My single mother, knowing I was terrified of NYC at age 8, had arranged for me to go to a school in the "country." Ah the country... Home to fields and streams, squirrels and birds. And unchecked yahoo behavior (think "Lord of the Flies"). The moment I got on the bus to school, I was mercilessly teased by the older kids (I was the youngest). Once I arrived, I faced the same hazing treatment from my classmates (I was the only kid from the City). At the end of the day, back on the bus!
Things came to such a pass that I developed a psychosomatic illness to keep from getting on the bus (kids are brilliant, aren't they?). My homeroom teacher came to visit us in NYC to discuss "my problem" with my mother who was mystified. I missed almost a year of school. I never told my mother the reason. Laura Gore, Alex Wylie, Janet Fairbrother remain immortalized in my personal scrapbook of evil.
Like the clowns in a Stephen King novel, Riverdale had everything to keep a child happy on the outside. Except for the horror inside. I let the group move ahead to take this photo. It looks exactly the same.
The thing about hills is, you can take them fast, you can take them slowly (and you can add them more accurately to the trip description for next time, thank you very much), but you can't get around 'em. The last hill was Fiend's Hill times four. I made it up, with my last breath (and my last good nerve). By the end of it, pure physical effort had brought the present firmly back into focus, leaving the past behind where no monsters could reach me.
The Fest was a family friendly affair (translate: let's stay to catch our breath, then beat it out of here), with live performances for kids, vendors selling knick knacks, demonstrations on jousting ("It's really hard to tell who's attractive under those helmets," remarked M, who's antennae for the opposite sex is much more finely tuned than mine), and making fire:
Both options included stairs. Big stairs. We weren't doing 'em.

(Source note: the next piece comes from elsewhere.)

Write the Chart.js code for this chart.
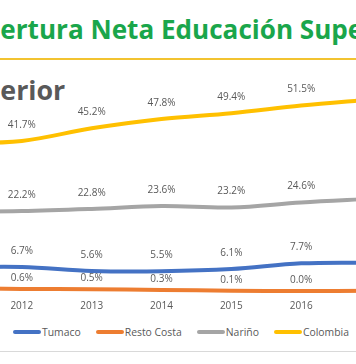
<!DOCTYPE html>
<html><head><meta charset="utf-8">
<script src="https://cdn.jsdelivr.net/npm/chart.js@4"></script>
<style>
html,body{margin:0;padding:0;background:#fff;}
body{width:356px;height:364px;overflow:hidden;position:relative;font-family:"Open Sans",sans-serif;}
#title{position:absolute;top:14px;left:0;white-space:nowrap;font-weight:bold;color:#1aa64b;font-size:26.1px;line-height:30px;}
#rule{position:absolute;left:0;width:356px;top:58px;height:2px;background:#f2c330;}
#sub{position:absolute;top:73px;left:0;white-space:nowrap;font-weight:bold;color:#595959;font-size:26.8px;line-height:34px;}
#wrap{position:absolute;left:-80px;top:60px;width:480px;height:255px;}
#legend{position:absolute;left:13px;top:325px;display:flex;align-items:center;font-size:10.4px;line-height:14px;color:#595959;white-space:nowrap;}
#legend .it{display:flex;align-items:center;margin-right:15px;}
#legend .ln{display:inline-block;width:28px;height:4px;border-radius:2px;margin-right:1px;}
#sep{position:absolute;left:0;top:351px;width:356px;height:1px;background:#d9d9d9;}
</style>
</head><body>
<div id="title"><span id="tpre">Cob</span>ertura Neta Educación Superior</div>
<div id="rule"></div>
<div id="sub"><span id="spre">Sup</span>erior</div>
<div id="wrap"><canvas id="c"></canvas></div>
<div id="legend"></div>
<div id="sep"></div>
<script>
const years = ['2011','2012','2013','2014','2015','2016','2017'];
const seriesNames = ['Tumaco','Resto Costa','Nariño','Colombia'];
const seriesColors = ['#4472C4','#ED7D31','#A5A5A5','#FFC000'];
const tumaco = [6.6, 6.7, 5.6, 5.5, 6.1, 7.7, 7.9];
const restoCosta = [0.8, 0.6, 0.5, 0.3, 0.1, 0.0, 0.1];
const narino = [22.0, 22.2, 22.8, 23.6, 23.2, 24.6, 25.6];
const colombia = [41.0, 41.7, 45.2, 47.8, 49.4, 51.5, 53.2];
const seriesValues = [tumaco, restoCosta, narino, colombia];
const labelOffsets = [16, 11, 16, 16];

document.getElementById('title').style.left = (-document.getElementById('tpre').offsetWidth) + 'px';
document.getElementById('sub').style.left = (-document.getElementById('spre').offsetWidth) + 'px';

const leg = document.getElementById('legend');
seriesNames.forEach((n,i)=>{
  const it = document.createElement('div'); it.className='it';
  const ln = document.createElement('span'); ln.className='ln'; ln.style.background = seriesColors[i];
  const tx = document.createElement('span'); tx.textContent = n;
  it.appendChild(ln); it.appendChild(tx); leg.appendChild(it);
});

const valueLabels = {
  id: 'valueLabels',
  afterDatasetsDraw(chart) {
    const ctx = chart.ctx;
    ctx.save();
    ctx.font = '10px "Open Sans"';
    ctx.fillStyle = '#595959';
    ctx.textAlign = 'center';
    ctx.textBaseline = 'middle';
    chart.data.datasets.forEach((ds, i) => {
      const meta = chart.getDatasetMeta(i);
      meta.data.forEach((pt, j) => {
        ctx.fillText(ds.data[j].toFixed(1) + '%', pt.x, pt.y - labelOffsets[i]);
      });
    });
    ctx.restore();
  }
};

new Chart(document.getElementById('c'), {
  type: 'line',
  data: {
    labels: years,
    datasets: seriesNames.map((n, i) => ({
      label: n,
      data: seriesValues[i],
      borderColor: seriesColors[i],
      backgroundColor: seriesColors[i],
      borderWidth: 4,
      pointRadius: 0,
      tension: 0.35,
      fill: false
    }))
  },
  options: {
    responsive: true,
    maintainAspectRatio: false,
    animation: false,
    layout: { padding: { left: 32, right: 29, top: 15, bottom: 0 } },
    plugins: { legend: { display: false }, tooltip: { enabled: false } },
    scales: {
      x: {
        type: 'category',
        offset: false,
        grid: { display: false, drawTicks: false },
        border: { display: false },
        ticks: { color: '#595959', font: { family: 'Open Sans', size: 10 }, padding: 3, maxRotation: 0, autoSkip: false }
      },
      y: { display: false, min: -1.65, max: 60 }
    }
  },
  plugins: [valueLabels]
});
</script>
</body></html>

Fortunately, I struck up a conversation with a guy at the gate who knew the route to a subway with an elevator. Eureka! After a failed attempt by M to persuade the festival jitney driver to take four of us defectors - and our bikes - up the entry hill (M is fearless about using her feminine wiles, but even she could not persuade the driver to make room for us all in a small school bus) we followed our new biking instructions and were soon on the subway home.
I decided to get out at 200th St and ride back down the Hudson. I knew the journey by then - no hills and no steps - and could set my own pace.
Years ago, I heard someone refer to denial as a wall of bricks holding back the sea. A certain amount is healthy and enables us to function. As we are ready, brick by brick we take it down; it is a work in progress.
I had never intended to revisit Riverdale and all that it represented. But at the end of the ride, I felt a sense of accomplishment to have made it through so well, and grateful for the help of my two-wheeled friend, the stalwart and fearless Lucille. It just goes to show: hell can be survived, and even transformed, with a few good hills - and a really great bike.